When you compare these two major asset classes from an ‘earnings yield’ perspective, stocks don’t look too bad. They might seem expensive, given the long term average P/E for the S&P 500 is around 15. But don’t forget, the long term average bond yield is higher too.
I don’t know what it is exactly, but let’s say it’s about 4%. That equates to a P/E of 25 times. In this situation, stocks trading at 15 times earnings seem about right. But with bonds now yielding just 1.61%, the US bond market trades on a P/E ratio of 62!
So what market is more expensive? The stock market on a P/E of 24, or a bond market on a P/E of 62?
By the way, the P/E ratio is a crude measure of an asset’s ‘value’. As a general rule, the lower the number, the cheaper it is. Here’s one way to think of it: Buying the S&P 500 now would take 24 years of current earnings to repay your investment. Buying a 10-year Treasury bond would take quite a bit longer.
But the risk profile of each market is different. You’re pretty much guaranteed payments from US Treasuries. The US government isn’t going to default.

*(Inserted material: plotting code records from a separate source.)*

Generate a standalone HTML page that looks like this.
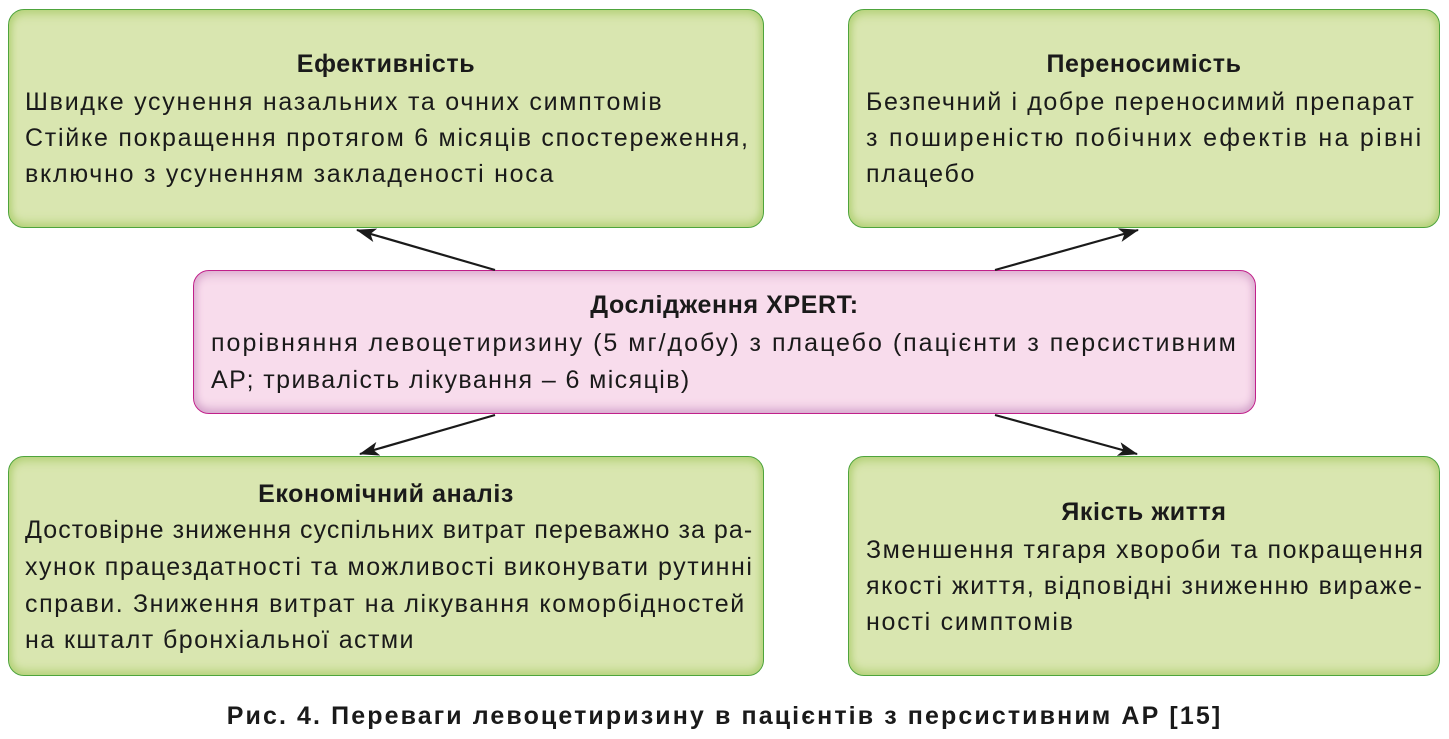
<!DOCTYPE html>
<html><head><meta charset="utf-8"><style>
body{margin:0;width:1449px;height:739px;background:#fff;position:relative;overflow:hidden;font-family:"Liberation Sans","DejaVu Sans",sans-serif;color:#1a1a1a}
.b{position:absolute;border-radius:16px;box-sizing:border-box}
.g{background:#d9e6b0;border:1.5px solid #4ea43c;box-shadow:inset 0 8px 10px -4px #b5d27a,inset 0 -8px 10px -4px #b5d27a,inset 6px 0 8px -4px #b5d27a,inset -6px 0 8px -4px #b5d27a}
.p{background:#f8dcec;border:1.5px solid #c0208a;box-shadow:inset 0 8px 10px -4px #dcaed0,inset 0 -8px 10px -4px #d4a6cc,inset 6px 0 8px -4px #dcaed0,inset -6px 0 8px -4px #dcaed0}
.t{position:absolute;font-size:25px;white-space:nowrap;line-height:1;letter-spacing:1.75px}
.h{font-weight:bold;letter-spacing:0.6px}
</style></head><body>
<div class="b g" style="left:8px;top:9px;width:756px;height:219px"></div>
<div class="b g" style="left:848px;top:9px;width:592px;height:219px"></div>
<div class="b p" style="left:193px;top:270px;width:1063px;height:144px"></div>
<div class="b g" style="left:8px;top:456px;width:756px;height:220px"></div>
<div class="b g" style="left:848px;top:456px;width:592px;height:220px"></div>

<svg style="position:absolute;left:0;top:0" width="1449" height="739">
<defs>
<marker id="m" viewBox="0 0 20 14" markerWidth="20" markerHeight="14" refX="19" refY="7" orient="auto" markerUnits="userSpaceOnUse"><path d="M0,0 L20,7 L0,14 L5,7z" fill="#1a1a1a"/></marker></defs>
<g stroke="#1a1a1a" stroke-width="2.2" fill="none">
<line x1="495" y1="270" x2="357" y2="230" marker-end="url(#m)"/>
<line x1="995" y1="270" x2="1138" y2="230" marker-end="url(#m)"/>
<line x1="495" y1="415" x2="360" y2="454" marker-end="url(#m)"/>
<line x1="995" y1="415" x2="1137" y2="454" marker-end="url(#m)"/>
</g></svg>

<div class="t h" style="left:8px;width:756px;text-align:center;top:52px">Ефективність</div>
<div class="t" style="left:25px;top:90px">Швидке усунення назальних та очних симптомів</div>
<div class="t" style="left:25px;top:126px">Стійке покращення протягом 6 місяців спостереження,</div>
<div class="t" style="left:25px;top:162px">включно з усуненням закладеності носа</div>

<div class="t h" style="left:848px;width:592px;text-align:center;top:52px">Переносимість</div>
<div class="t" style="left:866px;top:90px;letter-spacing:1.6px">Безпечний і добре переносимий препарат</div>
<div class="t" style="left:866px;top:126px;letter-spacing:2.3px">з поширеністю побічних ефектів на рівні</div>
<div class="t" style="left:866px;top:162px">плацебо</div>

<div class="t h" style="left:193px;width:1063px;text-align:center;top:293px">Дослідження XPERT:</div>
<div class="t" style="left:211px;top:331px;letter-spacing:2.0px">порівняння левоцетиризину (5 мг/добу) з плацебо (пацієнти з персистивним</div>
<div class="t" style="left:211px;top:368px;letter-spacing:1.4px">АР; тривалість лікування – 6 місяців)</div>

<div class="t h" style="left:8px;width:756px;text-align:center;top:482px">Економічний аналіз</div>
<div class="t" style="left:25px;top:518px;letter-spacing:1.05px">Достовірне зниження суспільних витрат переважно за ра-</div>
<div class="t" style="left:25px;top:555px;letter-spacing:1.53px">хунок працездатності та можливості виконувати рутинні</div>
<div class="t" style="left:25px;top:592px;letter-spacing:1.62px">справи. Зниження витрат на лікування коморбідностей</div>
<div class="t" style="left:25px;top:628px;letter-spacing:1.43px">на кшталт бронхіальної астми</div>

<div class="t h" style="left:848px;width:592px;text-align:center;top:500px">Якість життя</div>
<div class="t" style="left:866px;top:538px;letter-spacing:1.55px">Зменшення тягаря хвороби та покращення</div>
<div class="t" style="left:866px;top:574px;letter-spacing:1.55px">якості життя, відповідні зниженню вираже-</div>
<div class="t" style="left:866px;top:610px">ності симптомів</div>

<div class="t h" style="left:0;width:1449px;text-align:center;top:704px;font-size:25px;letter-spacing:2.1px">Рис. 4. Переваги левоцетиризину в пацієнтів з персистивним АР [15]</div>
</body></html>
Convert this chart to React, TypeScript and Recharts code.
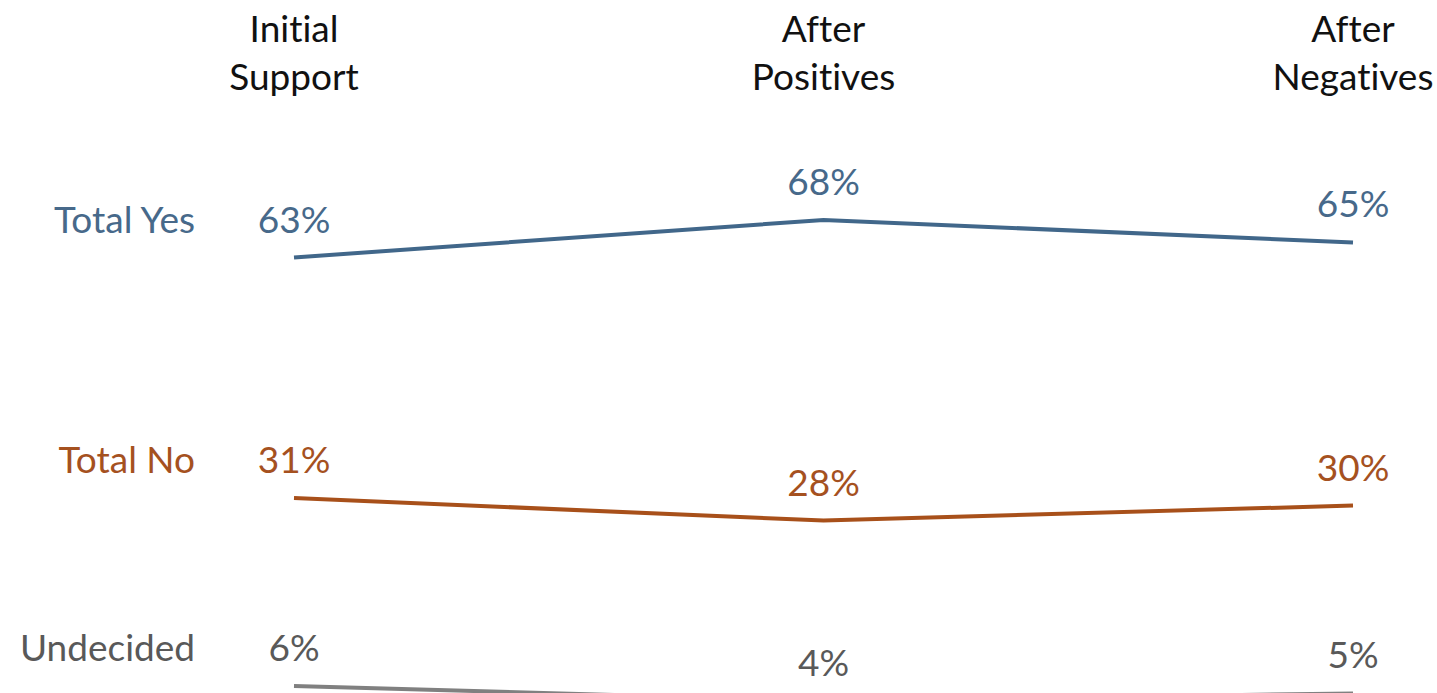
import { LineChart, Line, XAxis, YAxis, LabelList } from "recharts";

const CATEGORIES = ["Initial Support", "After Positives", "After Negatives"];
const TOTAL_YES = [63, 68, 65];
const TOTAL_NO = [31, 28, 30];
const UNDECIDED = [6, 4, 5];

const SERIES = [
  { key: "yes", name: "Total Yes", values: TOTAL_YES, line: "#41678a", text: "#47698a" },
  { key: "no", name: "Total No", values: TOTAL_NO, line: "#a8501a", text: "#a5511f" },
  { key: "und", name: "Undecided", values: UNDECIDED, line: "#808080", text: "#595959" },
];

const FONT = "Lato, 'Open Sans', sans-serif";
const FONT_SIZE = 37;
const textStyle = { fontVariantLigatures: "none" as const };

const data = CATEGORIES.map((c, i) => {
  const row: Record<string, string | number> = { cat: c };
  for (const s of SERIES) row[s.key] = s.values[i];
  return row;
});

// two-line column headers drawn above the plot
function HeaderTick(props: any) {
  const { x, payload } = props;
  const words = String(payload.value).split(" ");
  return (
    <text x={x} textAnchor="middle" fontFamily={FONT} fontSize={FONT_SIZE} fill="#111" style={textStyle}>
      {words.map((w, i) => (
        <tspan key={i} x={x} y={42 + i * 48}>
          {w}
        </tspan>
      ))}
    </text>
  );
}

function makeLabel(name: string, color: string) {
  return (props: any) => {
    const { x, y, value, index } = props;
    return (
      <g>
        <text x={x} y={y - 25} textAnchor="middle" fontFamily={FONT} fontSize={FONT_SIZE} fill={color} style={textStyle}>
          {value}%
        </text>
        {index === 0 && (
          <text x={x - 99} y={y - 25} textAnchor="end" fontFamily={FONT} fontSize={FONT_SIZE} fill={color} style={textStyle}>
            {name}
          </text>
        )}
      </g>
    );
  };
}

export default function App() {
  return (
    <div style={{ position: "fixed", top: 0, left: 0, width: 1437, height: 693, overflow: "hidden", background: "#fff" }}>
      <LineChart width={1437} height={731} data={data} margin={{ top: 16, right: 84, bottom: 0, left: 294 }}>
        <XAxis
          dataKey="cat"
          orientation="top"
          height={1}
          axisLine={false}
          tickLine={false}
          interval={0}
          tick={<HeaderTick />}
        />
        <YAxis hide domain={[0, 95]} />
        {SERIES.map((s) => (
          <Line
            key={s.key}
            dataKey={s.key}
            stroke={s.line}
            strokeWidth={4}
            dot={false}
            isAnimationActive={false}
          >
            <LabelList dataKey={s.key} content={makeLabel(s.name, s.text)} />
          </Line>
        ))}
      </LineChart>
    </div>
  );
}
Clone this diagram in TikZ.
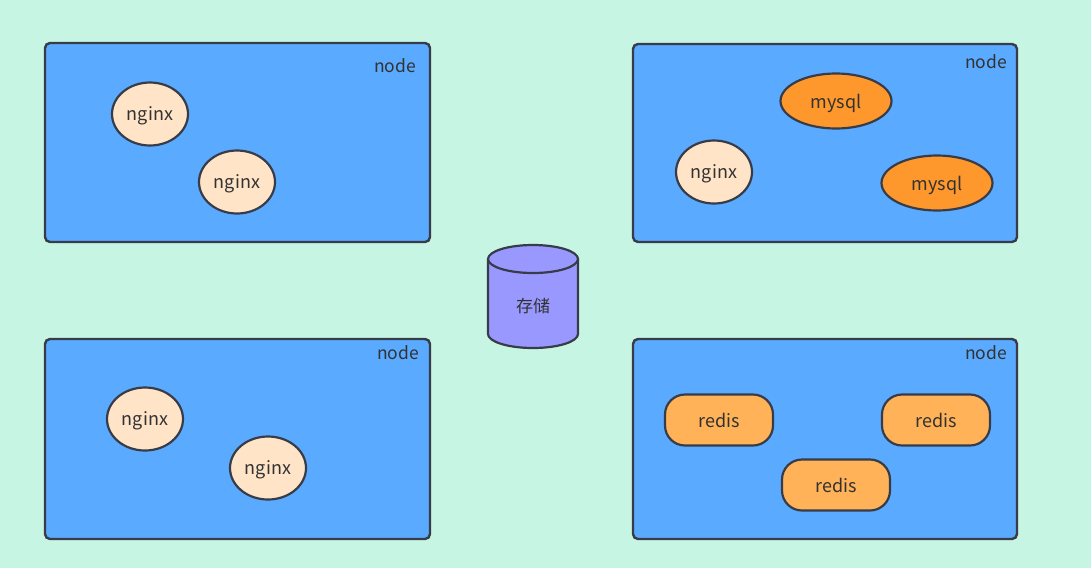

But that guarantee doesn’t extend to the stock market. If the economy slows, company earnings will fall. You won’t get what you thought you would. That’s why stocks are always relatively cheaper than bonds. There is more certainty with bond earnings.
So, getting back to the question, which market is more expensive, and therefore more at risk?
If the US and global economy recover strongly from here, the bond market is in real trouble. But if the US economy slows further, or goes into recession, then the stock market is in for a beating.
The risk of Britain leaving the EU plays into this second scenario. I’m not suggesting it will cause a recession. But it will create enough uncertainty to drive capital away from stocks and into bonds and bullion, at least in the short term until everyone works out what a ‘Brexit’ actually means.
It’s also worth pointing out that the last time US Treasury bond yields were lower than where they are now, in late 2012, gold was trading around US$1,800 an ounce. Right now, gold is nearly 30% below that level.
Although we didn’t know it at the time, in 2012 gold was about to enter a nasty bear market. Now, there’s a good chance it’s moving back into a long term bull market.
Perhaps then, out of the three major asset classes of bonds, bullion and equities, bullion is the best value of the lot.